Kurator Benoît Denis hebt Simenons Leistung als Zeitzeuge hervor, dessen Sympathie stets den einfachen Leuten galt. Zusammen mit seiner Frau „Tigy“ und seinem Dienstmädchen „Boule“ (die auch seine Geliebte war) reiste er auf Überseedampfern und eigenen kleinen Schiffen wie der „Ostrogoth“. Auf Frankreichs Kanälen fing er bevorzugt die reizlosen, verregneten Häfen mit ihren Fischern ein. In Afrika besuchte er Belgisch-Kongo, den kolonialistischen Schandfleck des damaligen Belgiens.

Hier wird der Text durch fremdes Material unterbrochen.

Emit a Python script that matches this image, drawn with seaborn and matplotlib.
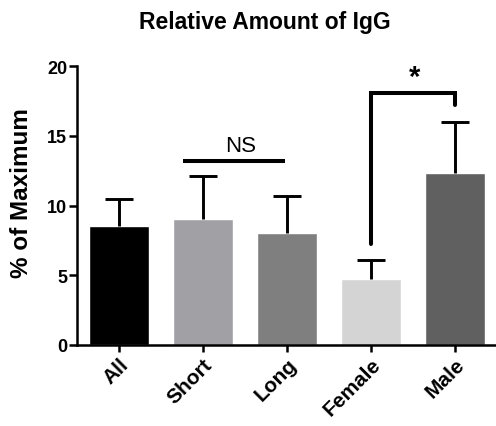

Wenn manche Schnappschüsse auch Simenon selbst in typischer Kolonialherrenkluft, mit Pfeife und Tropenhelm neben nackten Einheimischen zeigen, so ist doch auf allen Fotos sein Respekt vor den Menschen zu spüren. Die stärksten Bilder stammen aus Osteuropa und zeigen ungeschönt die Ärmsten in Warschau und Wilna. Oder Odessa zur Zeit des Holodomor, der von Stalin herbeigeführten Hungersnot. Momentaufnahmen einer heute verschwundenen Welt.

Seine Fotos illustrierten Simenons kritische Reisereportagen

Seine Reisen finanzierte Simenon mit ausführlichen und oft kritischen Magazin-Reportagen über die besuchten Weltgegenden, die Fotografien dienten zur Illustration. Sie dienten auch als Material für zahlreiche seiner Romane. Auf Deutsch gibt es Simenons Werke im Schweizer Kampa Verlag und als Taschenbücher bei Hoffmann und Campe, wie etwa die erstmals 1948 erschienene Autofiktion „Stammbaum“, in der Simenon Erinnerungen an seine Kindheit und Jugend in Lüttich verarbeitete.

John Simenon, der heute 74-jährige Sohn des Autors und dessen Rechteverwalter, weihte während des Festivals den „Simenon-Rundgang“ ein, der dessen Spuren im Arbeiterviertel Outremeuse folgt. Das Literaturfestival diskutierte in zahlreichen Panels an der Universität Lüttich, der der Autor in den 1970er Jahren den Großteil seiner Manuskripte überließ, unter anderem Simenons Bedeutung für das literarische Schaffen nachfolgender Generationen.

Eine weitere sehenswerte Ausstellung, „Simenon – vom Roman dur zum Comic“, widmet sich neuen Comic-Adaptionen, die John Simenon, als Kind selbst begeisterter Comicleser, initiiert hat. „Simenon, l´Ostrogoth“ von Jacques de Loustal erzählt von der Jugend Simenons und der Begegnung mit seiner ersten Frau Tigy in der Künstlergruppe „La Caque“ („Das Heringsfass“).

Eine neue Reihe adaptiert zudem einige der stärksten „Roman durs“ mit dem Ziel, die ganze Bandbreite des Schaffens von George Simenon in unterschiedlichen künstlerischen Handschriften einer neuen Generation nahebringen. Aber auch im Kino bleibt Simenon lebendig: Ende März kehrt sein Kommissar Maigret, dargestellt von Gérard Depardieu, auf die Leinwand zurück.